[Records with drawing code]
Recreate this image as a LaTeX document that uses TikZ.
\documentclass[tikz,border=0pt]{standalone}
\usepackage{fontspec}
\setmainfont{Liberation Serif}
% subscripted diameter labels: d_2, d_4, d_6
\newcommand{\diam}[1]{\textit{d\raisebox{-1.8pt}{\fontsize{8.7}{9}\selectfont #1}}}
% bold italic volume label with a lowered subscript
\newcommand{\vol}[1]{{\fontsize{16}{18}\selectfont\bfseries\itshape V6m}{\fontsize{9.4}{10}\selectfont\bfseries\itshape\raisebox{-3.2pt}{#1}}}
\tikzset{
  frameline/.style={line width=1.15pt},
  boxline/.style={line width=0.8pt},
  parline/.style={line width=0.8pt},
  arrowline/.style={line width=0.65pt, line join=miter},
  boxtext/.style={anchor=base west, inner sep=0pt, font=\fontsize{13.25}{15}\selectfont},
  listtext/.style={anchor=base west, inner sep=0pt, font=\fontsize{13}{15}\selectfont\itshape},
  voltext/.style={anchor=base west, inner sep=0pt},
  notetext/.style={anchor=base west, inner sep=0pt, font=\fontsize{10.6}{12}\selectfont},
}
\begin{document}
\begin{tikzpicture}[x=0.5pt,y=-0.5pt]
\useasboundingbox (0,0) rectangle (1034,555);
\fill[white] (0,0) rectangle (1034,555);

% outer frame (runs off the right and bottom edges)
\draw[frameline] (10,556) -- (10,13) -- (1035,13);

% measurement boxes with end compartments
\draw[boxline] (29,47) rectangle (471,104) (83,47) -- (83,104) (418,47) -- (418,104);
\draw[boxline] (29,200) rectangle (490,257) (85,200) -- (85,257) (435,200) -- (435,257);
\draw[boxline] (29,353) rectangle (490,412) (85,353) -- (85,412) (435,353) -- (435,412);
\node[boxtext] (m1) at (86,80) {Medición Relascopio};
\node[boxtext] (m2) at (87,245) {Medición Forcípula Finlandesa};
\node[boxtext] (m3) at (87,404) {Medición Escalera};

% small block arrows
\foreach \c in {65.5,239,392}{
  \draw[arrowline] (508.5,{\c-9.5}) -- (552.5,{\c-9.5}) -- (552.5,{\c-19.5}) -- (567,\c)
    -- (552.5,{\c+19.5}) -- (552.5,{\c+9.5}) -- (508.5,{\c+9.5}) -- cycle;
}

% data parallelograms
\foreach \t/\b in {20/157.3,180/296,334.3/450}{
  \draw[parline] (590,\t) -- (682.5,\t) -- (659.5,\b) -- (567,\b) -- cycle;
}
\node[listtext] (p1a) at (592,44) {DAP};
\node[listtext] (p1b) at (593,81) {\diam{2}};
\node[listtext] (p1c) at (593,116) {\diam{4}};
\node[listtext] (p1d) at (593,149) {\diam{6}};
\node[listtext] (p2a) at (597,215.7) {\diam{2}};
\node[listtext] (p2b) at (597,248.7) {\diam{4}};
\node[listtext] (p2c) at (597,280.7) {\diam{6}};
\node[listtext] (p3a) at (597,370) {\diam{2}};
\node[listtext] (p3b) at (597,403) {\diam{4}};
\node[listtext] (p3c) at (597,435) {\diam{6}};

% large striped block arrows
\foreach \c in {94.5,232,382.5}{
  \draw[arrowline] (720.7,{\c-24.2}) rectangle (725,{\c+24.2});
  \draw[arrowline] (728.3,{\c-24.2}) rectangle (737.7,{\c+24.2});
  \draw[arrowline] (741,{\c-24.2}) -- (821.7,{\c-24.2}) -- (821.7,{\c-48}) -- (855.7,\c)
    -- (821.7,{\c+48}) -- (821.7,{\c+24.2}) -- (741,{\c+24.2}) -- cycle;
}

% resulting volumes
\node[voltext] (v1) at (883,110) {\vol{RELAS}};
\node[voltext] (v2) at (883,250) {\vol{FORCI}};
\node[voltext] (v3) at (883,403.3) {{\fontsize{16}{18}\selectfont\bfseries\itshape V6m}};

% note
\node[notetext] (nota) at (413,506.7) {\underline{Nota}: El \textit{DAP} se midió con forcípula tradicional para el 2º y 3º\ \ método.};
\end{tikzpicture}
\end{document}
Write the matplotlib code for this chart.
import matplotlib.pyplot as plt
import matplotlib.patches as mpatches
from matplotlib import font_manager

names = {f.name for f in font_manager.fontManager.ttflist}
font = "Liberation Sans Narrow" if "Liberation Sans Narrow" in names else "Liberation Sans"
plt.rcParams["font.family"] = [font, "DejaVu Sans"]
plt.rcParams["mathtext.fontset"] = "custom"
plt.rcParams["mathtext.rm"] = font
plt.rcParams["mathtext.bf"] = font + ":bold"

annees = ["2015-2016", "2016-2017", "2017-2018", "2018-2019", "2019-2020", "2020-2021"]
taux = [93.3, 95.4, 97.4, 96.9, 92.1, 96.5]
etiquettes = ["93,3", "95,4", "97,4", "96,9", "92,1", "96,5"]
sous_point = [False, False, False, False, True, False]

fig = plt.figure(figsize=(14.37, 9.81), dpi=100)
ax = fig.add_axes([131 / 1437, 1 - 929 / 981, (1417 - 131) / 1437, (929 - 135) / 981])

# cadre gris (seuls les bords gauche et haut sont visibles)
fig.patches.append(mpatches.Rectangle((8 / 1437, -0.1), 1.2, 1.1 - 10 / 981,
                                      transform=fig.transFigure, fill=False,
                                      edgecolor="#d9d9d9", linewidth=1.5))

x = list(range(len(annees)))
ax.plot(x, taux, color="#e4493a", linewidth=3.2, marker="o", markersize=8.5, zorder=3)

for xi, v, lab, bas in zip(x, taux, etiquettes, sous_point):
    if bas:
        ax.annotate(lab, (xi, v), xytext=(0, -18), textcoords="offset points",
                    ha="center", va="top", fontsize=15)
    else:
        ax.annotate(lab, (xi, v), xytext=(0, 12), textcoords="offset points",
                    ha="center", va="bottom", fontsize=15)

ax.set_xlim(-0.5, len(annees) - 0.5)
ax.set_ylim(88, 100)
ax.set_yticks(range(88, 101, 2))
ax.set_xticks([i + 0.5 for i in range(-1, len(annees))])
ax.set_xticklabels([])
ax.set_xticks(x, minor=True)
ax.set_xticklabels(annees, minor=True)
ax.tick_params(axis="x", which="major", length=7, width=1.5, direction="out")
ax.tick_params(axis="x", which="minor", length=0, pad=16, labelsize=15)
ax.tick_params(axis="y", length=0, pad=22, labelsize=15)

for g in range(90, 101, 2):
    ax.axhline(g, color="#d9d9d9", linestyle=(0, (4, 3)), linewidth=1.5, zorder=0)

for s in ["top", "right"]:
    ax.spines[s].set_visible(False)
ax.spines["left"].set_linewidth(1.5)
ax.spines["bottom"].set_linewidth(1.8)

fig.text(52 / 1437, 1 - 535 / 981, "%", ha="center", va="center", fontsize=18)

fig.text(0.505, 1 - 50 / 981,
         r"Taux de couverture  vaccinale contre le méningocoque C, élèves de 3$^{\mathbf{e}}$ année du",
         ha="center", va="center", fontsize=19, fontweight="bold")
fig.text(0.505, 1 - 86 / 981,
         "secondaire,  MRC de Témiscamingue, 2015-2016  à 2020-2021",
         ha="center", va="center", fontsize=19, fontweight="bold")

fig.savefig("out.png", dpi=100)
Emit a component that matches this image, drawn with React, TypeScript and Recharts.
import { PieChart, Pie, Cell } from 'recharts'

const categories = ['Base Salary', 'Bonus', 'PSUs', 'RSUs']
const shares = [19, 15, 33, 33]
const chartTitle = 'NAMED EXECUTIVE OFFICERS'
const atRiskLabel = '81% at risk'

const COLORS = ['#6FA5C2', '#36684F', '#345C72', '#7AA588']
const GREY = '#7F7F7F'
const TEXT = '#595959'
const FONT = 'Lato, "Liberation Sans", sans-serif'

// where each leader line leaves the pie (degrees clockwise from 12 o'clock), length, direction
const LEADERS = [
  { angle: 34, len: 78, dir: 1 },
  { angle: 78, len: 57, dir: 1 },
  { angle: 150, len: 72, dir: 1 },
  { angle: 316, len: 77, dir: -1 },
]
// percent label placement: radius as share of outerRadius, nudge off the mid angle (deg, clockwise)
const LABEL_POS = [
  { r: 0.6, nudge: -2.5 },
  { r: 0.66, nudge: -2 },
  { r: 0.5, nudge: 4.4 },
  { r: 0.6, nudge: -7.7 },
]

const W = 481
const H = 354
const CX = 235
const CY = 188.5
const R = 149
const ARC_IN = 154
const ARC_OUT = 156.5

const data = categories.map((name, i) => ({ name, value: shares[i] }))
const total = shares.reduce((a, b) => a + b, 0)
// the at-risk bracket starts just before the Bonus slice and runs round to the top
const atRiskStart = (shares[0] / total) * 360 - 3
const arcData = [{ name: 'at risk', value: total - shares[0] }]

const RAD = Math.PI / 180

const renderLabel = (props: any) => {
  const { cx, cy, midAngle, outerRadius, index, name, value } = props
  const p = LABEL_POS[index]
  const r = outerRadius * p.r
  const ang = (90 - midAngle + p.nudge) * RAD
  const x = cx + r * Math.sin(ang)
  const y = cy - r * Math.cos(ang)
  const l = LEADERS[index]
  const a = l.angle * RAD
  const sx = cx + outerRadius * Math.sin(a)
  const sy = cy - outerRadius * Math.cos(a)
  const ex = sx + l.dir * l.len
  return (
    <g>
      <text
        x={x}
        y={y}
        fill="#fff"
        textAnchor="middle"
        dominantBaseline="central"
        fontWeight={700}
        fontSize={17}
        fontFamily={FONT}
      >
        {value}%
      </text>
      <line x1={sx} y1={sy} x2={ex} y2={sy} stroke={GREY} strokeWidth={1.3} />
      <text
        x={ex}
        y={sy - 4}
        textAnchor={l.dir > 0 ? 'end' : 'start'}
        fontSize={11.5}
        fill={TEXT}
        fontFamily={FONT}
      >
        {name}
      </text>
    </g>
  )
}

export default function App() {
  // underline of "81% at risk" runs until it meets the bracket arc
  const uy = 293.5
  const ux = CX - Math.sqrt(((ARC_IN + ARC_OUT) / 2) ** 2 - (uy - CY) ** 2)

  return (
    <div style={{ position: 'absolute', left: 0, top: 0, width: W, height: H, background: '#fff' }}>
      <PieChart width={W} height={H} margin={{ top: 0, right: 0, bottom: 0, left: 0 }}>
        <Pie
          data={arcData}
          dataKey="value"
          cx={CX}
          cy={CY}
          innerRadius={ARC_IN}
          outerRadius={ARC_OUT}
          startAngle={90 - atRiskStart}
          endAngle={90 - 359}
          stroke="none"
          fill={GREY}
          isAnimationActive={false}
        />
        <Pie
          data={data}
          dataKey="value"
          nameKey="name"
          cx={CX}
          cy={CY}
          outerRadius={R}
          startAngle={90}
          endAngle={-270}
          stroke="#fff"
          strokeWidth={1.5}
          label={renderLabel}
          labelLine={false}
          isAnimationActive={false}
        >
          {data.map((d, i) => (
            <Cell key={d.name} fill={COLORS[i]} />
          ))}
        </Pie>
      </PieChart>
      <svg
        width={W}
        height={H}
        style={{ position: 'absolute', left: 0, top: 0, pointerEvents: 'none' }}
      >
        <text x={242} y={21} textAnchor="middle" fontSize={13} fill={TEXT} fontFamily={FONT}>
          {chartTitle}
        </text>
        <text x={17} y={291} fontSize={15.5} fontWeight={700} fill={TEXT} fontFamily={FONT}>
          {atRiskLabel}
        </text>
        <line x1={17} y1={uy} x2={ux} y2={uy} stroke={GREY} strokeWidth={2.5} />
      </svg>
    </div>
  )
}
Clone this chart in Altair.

-- To be done --
Begin at the line that has "Write the matplotlib code for this chart.", stop after the line that has "from matplotlib import font_manager", and repeat exactly those lines, nothing more.

-- Expected answer --
Write the matplotlib code for this chart.
import matplotlib.pyplot as plt
import matplotlib.patches as mpatches
from matplotlib import font_manager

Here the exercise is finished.